Il mal di schiena è un disturbo sempre più frequente e trasversale nella popolazione. Quali possono essere le cause?
“Il problema affligge un po’ tutti e le cause possono essere varie. Il 40-60% della popolazione dei Paesi occidentali ed industrializzati soffre di mal di schiena. La prima causa in assoluto è la sedentarietà, non a caso un tempo era soprannominato la ‘malattia delle dattilografe’ proprio perché caratterizzava chi stava molto seduto. Ci sono ovviamente poi altre situazioni più gravi che non bisogna escludere come ad esempio una genesi infiammatoria o addirittura, anche se raramente, neoplastica. Un fattore cruciale è il sovrappeso, infatti il peso corporeo eccessivo che va a gravare sulla colonna ed è uno degli altri elementi che deve essere preso in considerazione nell’eziologia del mal di schiena”.
Lo smart working e una più diffusa sedentarietà, contraddistinta magari da posture o sedute sbagliate, ha potuto acuire il problema?
“Assolutamente sì. Questa è appunto una delle cause prevalenti. Costringerci in casa oltre agli aspetti emotivo-relazionali che il Covid si porta dietro con strascichi drammatici un altro dei grossi problemi è proprio legato al fatto che si è costretti a stare davanti ad un computer per ore. Molte persone dunque trascorrono la maggior parte della giornata assumendo posture sbagliate e ciò condiziona molto il dolore lombare e dorsale”.
Quando è bene non sottovalutare il mal di schiena e recarsi dallo specialista? Nel caso del vostro Istituto, quanti accessi e che casistica avete registrato in questo lungo periodo?
“Il dolore è sintomo d’esordio che può avere una intensità diversa. Nella lombalgia acuta il dolore è molto violento e quindi è chiaro che questo spinge il paziente a ricorrere al parere del medico. Anche le forme di dolore subdolo, anche meno importanti, devono essere valutate dal punto di vista clinico attraverso una diagnosi differenziale. Queste possono essere molto semplici dal punto di vista dell’intervento terapeutico fino ad arrivare a situazioni più complesse a volte devastanti a che comunque vanno accertate. La nostra attività ambulatoriale anche durante la prima fase della pandemia è rimasta sempre attiva e quindi abbiamo sempre lavorato in regime di full time. La nostra percentuale di diagnosi e interventi sul mal di schiena è sovrapponibile a quella dei dati di letteratura. Mediamente il 60% dei nostri pazienti ha problemi di lombalgia o cervicalgia ed accede alle attività ambulatoriali per criticità di questo genere”.

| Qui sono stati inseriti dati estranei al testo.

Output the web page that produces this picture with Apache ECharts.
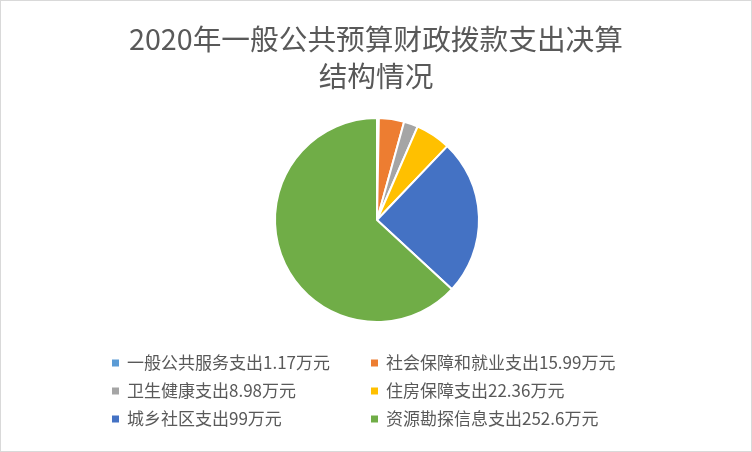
<!DOCTYPE html>
<html><head><meta charset="utf-8">
<script src="https://cdn.jsdelivr.net/npm/echarts@6/dist/echarts.min.js"></script>
<style>
html,body{margin:0;padding:0;background:#fff;}
#c{width:752px;height:452px;box-sizing:border-box;border:1px solid #d9d9d9;}
</style></head>
<body><div id="c"></div>
<script>
var categories = ['一般公共服务支出1.17万元','社会保障和就业支出15.99万元','卫生健康支出8.98万元','住房保障支出22.36万元','城乡社区支出99万元','资源勘探信息支出252.6万元'];
var values = [1.17, 15.99, 8.98, 22.36, 99, 252.6];
var colors = ['#5B9BD5','#ED7D31','#A5A5A5','#FFC000','#4472C4','#70AD47'];
var titleText = '2020年一般公共预算财政拨款支出决算\n结构情况';

var chart = echarts.init(document.getElementById('c'), null, {renderer:'canvas'});
var data = categories.map(function(n,i){return {name:n, value:values[i], itemStyle:{color:colors[i]}};});
var legendCommon = {
  orient:'vertical', icon:'rect', itemWidth:9, itemHeight:9, itemGap:10,
  selectedMode:false,
  textStyle:{color:'#595959', fontSize:17, fontFamily:'Noto Sans CJK SC', padding:[0,0,0,2], lineHeight:18}
};
chart.setOption({
  animation:false,
  title:{text:titleText, left:'center', top:15,
    textStyle:{color:'#595959', fontSize:28.7, fontWeight:'normal', fontFamily:'Noto Sans CJK SC', lineHeight:37}},
  legend:[
    Object.assign({}, legendCommon, {left:104, top:348, data:[categories[0],categories[2],categories[4]]}),
    Object.assign({}, legendCommon, {left:363, top:348, data:[categories[1],categories[3],categories[5]]})
  ],
  series:[{
    type:'pie', center:[376,219], radius:[0,102], startAngle:90, clockwise:true,
    label:{show:false}, labelLine:{show:false},
    itemStyle:{borderColor:'#fff', borderWidth:2},
    emphasis:{disabled:true},
    data:data
  }]
});
</script></body></html>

È vero che il mal di schiena, o meglio la sensazione di ‘ossa rotte’ come comunemente si dice, può essere la spia del Covid?
“Sì. Il nostro Dipartimento che conta circa 200 posti letto di riabilitazione a vari titoli, in particolar modo il mio reparto conta 120 posti letto di degenza e ricoveriamo soprattutto patologie dell’apparato locomotore. È vero anche che spesso l’esordio del Covid-19 è caratterizzato dalla poliartralgia e cioè sensazioni di dolori diffusi che trovano la loro localizzazione nelle articolazioni e che possono avere una densità più o meno grave”.